What &foo means is a semantic issue, not a syntactic one. It's not an ambiguous grammar. Semantic ambiguity issues are resolved by creating rules (which one may consider intuitive or arbitrary) and applying them, which is what we're doing here.

There are several such ambiguities in D that are resolved by applying semantic disambiguation rules. This is done because although it makes the spec (and the compiler) more complex, it is actually simpler for the user.

Saying that one cannot take the address of a return value solves the semantic ambiguity problem with &foo.
February 07, 2013
On Thursday, 7 February 2013 at 09:23:20 UTC, Walter Bright wrote:
> The point is, there must always be a balance of competing interests. That's certainly true here.
>

That is an assertion not an argument.

> Does C# always allow taking the address of a getter's return value? I don't know, but I'd be surprised if it did.
>

C# don't have address of. It isn't a system language. Even if you consider the whole stuff without the address problem, the D way is different than C#'s. The 'funny' things is that C#'s would cause syntax problem issue with address of, where D does.

>> and a same identifier can refers to 3 different distinct (however related) concepts.
>
> It is not unusual for an identifier to mean different things in different constructs.
>

Usually not when they resolve to the same symbol. And it has to be proven that this is a good thing.

> Simplicity is great, but it does not always trump everything else. It's also possible for reasonable people to disagree on what is simple or intuitive.
>

Here we have a more complex solution, and more problem with it. Conclude whatever you want, but each time I choose the complex path in my programmer life, I ended up with that kind of effect.

You also seems to conflate simple and intuitive, which are really unrelated. Simplicity is mostly objective, when intuition is mostly subjective. Both combined usually lead to ease.

> Yes.
>
>> or a the other entity that have no name (the symbol resulting of a function declaration).
>
> Yes. But I don't see the issue. &foo cannot bind to an alias parameter, nor can foo().
>

void function() foo can.

> What &foo means is a semantic issue, not a syntactic one. It's not an ambiguous grammar. Semantic ambiguity issues are resolved by creating rules (which one may consider intuitive or arbitrary) and applying them, which is what we're doing here.
>

You should hear ambiguous as ambiguous for the parser here. This is possible to make any crazy insane syntax unambiguous for the parser.

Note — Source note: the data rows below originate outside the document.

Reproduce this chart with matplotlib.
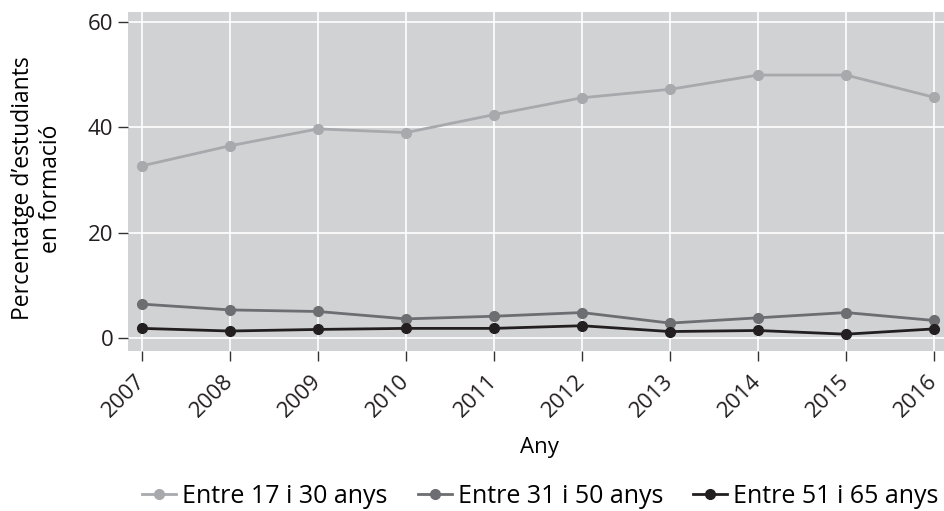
import matplotlib
matplotlib.use('Agg')
import matplotlib.pyplot as plt

plt.rcParams['font.family'] = ['Open Sans', 'DejaVu Sans']
plt.rcParams['font.size'] = 16

# dades
anys = [2007, 2008, 2009, 2010, 2011, 2012, 2013, 2014, 2015, 2016]
entre_17_30 = [32.7, 36.5, 39.7, 39.0, 42.4, 45.6, 47.2, 49.9, 49.9, 45.7]
entre_31_50 = [6.5, 5.4, 5.1, 3.7, 4.2, 4.9, 2.9, 3.9, 4.9, 3.4]
entre_51_65 = [1.9, 1.4, 1.7, 1.9, 1.9, 2.4, 1.3, 1.5, 0.8, 1.8]
etiquetes = ['Entre 17 i 30 anys', 'Entre 31 i 50 anys', 'Entre 51 i 65 anys']
colors = ['#a8a9ad', '#6d6e71', '#231f20']

fig = plt.figure(figsize=(9.45, 5.11), dpi=100)
ax = fig.add_axes([0.1354, 0.314, 0.865, 0.662])
ax.set_facecolor('#d1d2d4')

for serie, lab, c in zip([entre_17_30, entre_31_50, entre_51_65], etiquetes, colors):
    ax.plot(anys, serie, '-o', color=c, lw=2, markersize=7, label=lab)

ax.set_xlim(2006.84, 2016.13)
ax.set_ylim(-2.3, 61.8)
ax.set_xticks(anys)
ax.set_xticklabels([str(a) for a in anys], rotation=45, ha='right', va='center',
                   rotation_mode='anchor')
ax.set_yticks([0, 20, 40, 60])
ax.grid(True, color='white', lw=1.2)
ax.set_axisbelow(True)
for s in ax.spines.values():
    s.set_visible(False)
ax.tick_params(axis='both', length=7, width=1, color='#333333', colors='#231f20')
ax.tick_params(axis='x', pad=13)

ax.set_xlabel('Any')
ax.xaxis.set_label_coords(0.503, -0.257)
ax.set_ylabel('Percentatge d’estudiants\nen formació', fontsize=16.5)
ax.yaxis.set_label_coords(-0.08, 0.479)

leg = fig.legend(loc='lower center', bbox_to_anchor=(0.572, -0.04), ncol=3, frameon=False,
                 fontsize=18, handlelength=1.35, columnspacing=1.2, handletextpad=0.25)

fig.savefig('out.png', dpi=100)
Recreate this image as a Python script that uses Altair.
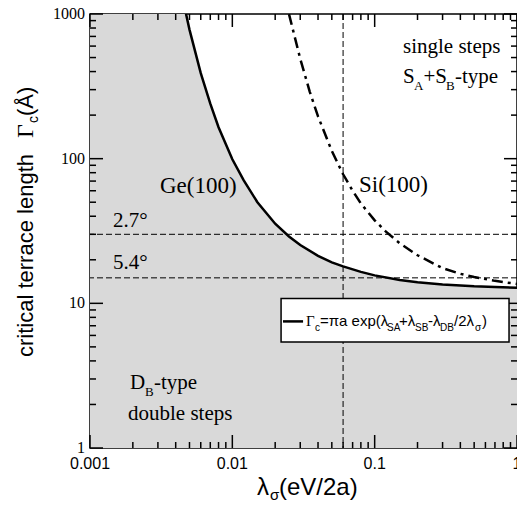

> There are several such ambiguities in D that are resolved by applying semantic disambiguation rules. This is done because although it makes the spec (and the compiler) more complex, it is actually simpler for the user.
>

I don't think it is, and looking at other languages choices, I'm not alone.

This kind of thing always seems simple of some cases, but ends up creating a huge minefield of special case when you start to combine feature together. And this is something that most D users experiences.

It result in users not using advanced D features (see HIGGS topic for instance, or many codebases on github in general) or user having trouble. It is often advised to stay away form advanced features of D for production quality stuff and I have to say I share the observation. Working on large codebase (well large . . . for a personal project, but clearly ridiculous compared to many companies codebase : ~25 000LOC) using advanced features of D, I run in such troubles almost on a daily basis, and have developed some knowledge of area of the language I should not even try to go in.